The purpose of the MD5 file is for example if you host your archives directory, you will be able after download to verify the MD5 signature, since in such big files it is important to check the file integrity also if you are going to delete the source folder.

Logs

Under the configured logs directory for each script it will create rotated log files for every day.

Hosting and data sizes

Hosting

One of the purpose of this project was to run it on a dedicated server and having my raspberry pi download the archives in an automated way without me having to worry and for any issues i can review the logs.

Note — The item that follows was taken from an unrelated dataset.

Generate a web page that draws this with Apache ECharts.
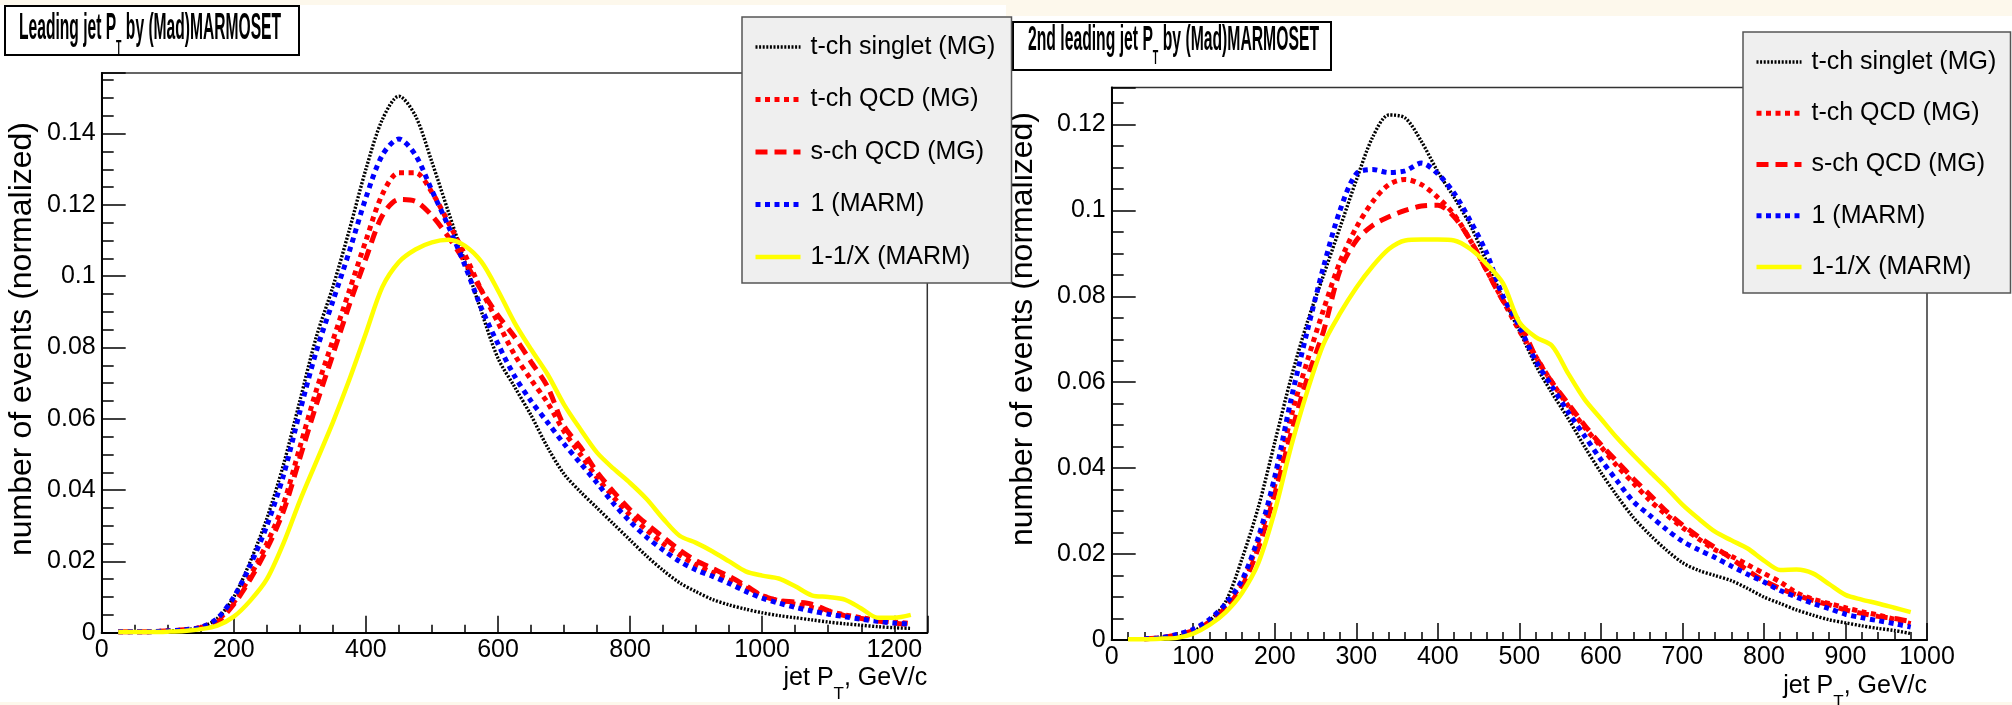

I use Digital Ocean cheapest machine a 0.5GB memory and 20GB storage that cost $5 comes preconfigured with node installation. I have also added 60GB external hard drive for having the machine enough space to generate all the data i need for about a month, then running a web server on my archives folder and downloading all the archives for that month.

Data Sizes

For daily tweets folder / archive

~2GB per day

For daily trends folder

~40MB per day

Twitter terms of service regarding public data sets

Twitter API's Terms Of Service discourages users from creating large amounts of raw Twitter data to be available online for download due to variety of reasons such as privacy of their users. The data may be used for research but not shared. Twitter do allow you to share your data sets of available tweets if you filter out the raw data from specific properties such as users id (refer to their guidelines in the provided link).
You MAY NOT take this as a recommndation or a rule of thumb when creating your archives / data sets and i hold no liablity for any issue you may encounter.
For further information read Twitter TOS here - https://dev.twitter.com/overview/terms/policy#6._Be_a_Good_Partner_to_Twitter.

License

MIT Licensed. Copyright (c) Arye Shalev 2017.